Domenic Romeo unearths molten metal leads aplenty on The Way of All Flesh Is Decay, the scorched-earth debut from his new End Reign project with members of Integrity, Bloodlet, All Out War and Pig Destroyer. 

Truth be told, he used to have more on there, but the Baltimore-based guitarist says he scrapped half of his solos upon hearing the jaw-dropping, sweep-and-tap complexity that Exhumed/Noisem shredder Sebastian Phillips affixed to album centerpiece Chasing Divinity.

“I had a solo in my head that I wanted to put on the record, but it was way beyond my ability as a guitar player to pull off,” Romeo says, adding that Phillips’ first take was so spot-on that Romeo recruited the guitarist into End Reign full time. “It was exactly what I wanted – very Marty Friedman Rust in Peace; it reminded me of Hangar 18. It was so good that I had to laugh. I sent it to the other guys and was like, ‘Sebastian has to be in this band!’”

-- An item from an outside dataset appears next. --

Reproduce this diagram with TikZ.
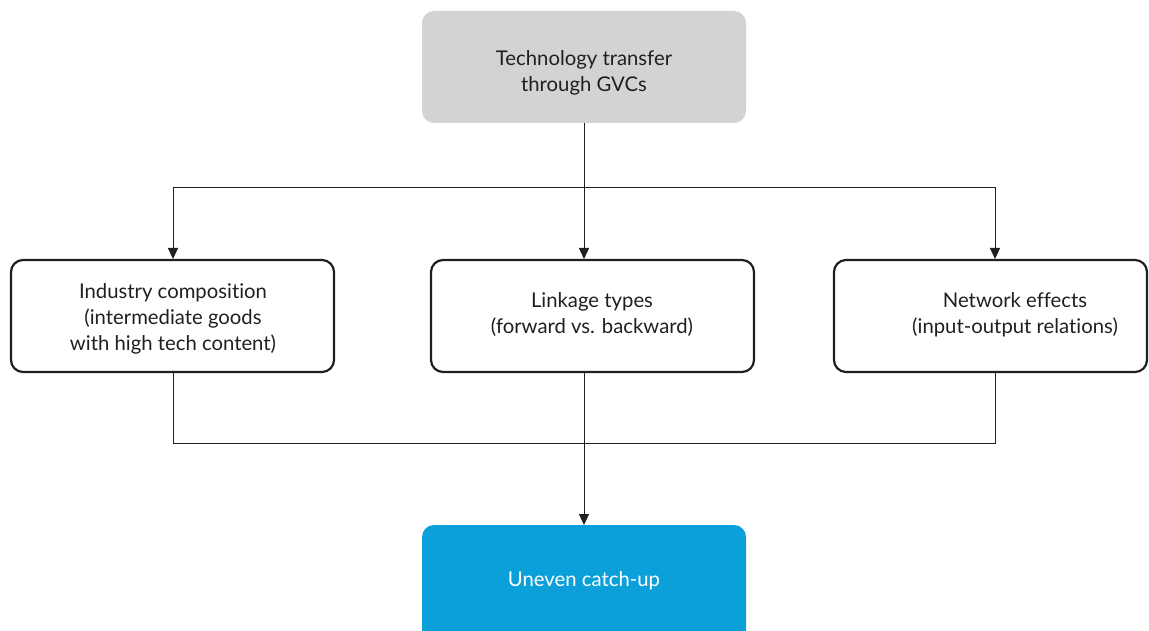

Romeo’s decision paid off, with the division of labor enriching End Reign with two uniquely flavored lead styles: intricately sculptured, neo-classical flurries (Romeo) and stream-of-conscious scatter-shots of chaos (Phillips). 

“I’m much more meticulous,” Romeo says. “I guess [my method] is super =-OCD, and Sebastian’s is real lax. What I like is that you can tell who’s who every time.”

Where the pair see eye to eye is their love for extending solos well into a vocal-heavy verse – a longtime hallmark of Integrity, the Cleveland-formed cult faves Romeo has played with since 2014. “It’s like a boiling pot starting to overflow, and nothing is safe,” Romeo says of the aesthetic.

While album opener Desolate Fog fittingly barrels into a brooding, Integrity-style d-beat, Romeo says its chorus also pays homage to the sinisterly sinuous chord flair of George Lynch’s Dokken period.

“It rips into an A power chord… then you’re augmenting the fifth, and then diminishing it back. You can make a riff out of that without having to move the entire body of the chord, you know? It’s a little sub-melody, but it’s really powerful.”

On that same track, vocalist Mike Score howls out End Reign’s mission statement: “I give you the darkness to bring you the light.” It’s become a rally cry for a group of hardcore lifers whose music may sound punishing as hell, but revels in a communal catharsis.

As Romeo puts it: “We always joke about people that aren’t into this kind of music, and how it all sounds the same to them – it’s all ‘devil, devil, devil!’ – but heavy music brings a lot of people joy.”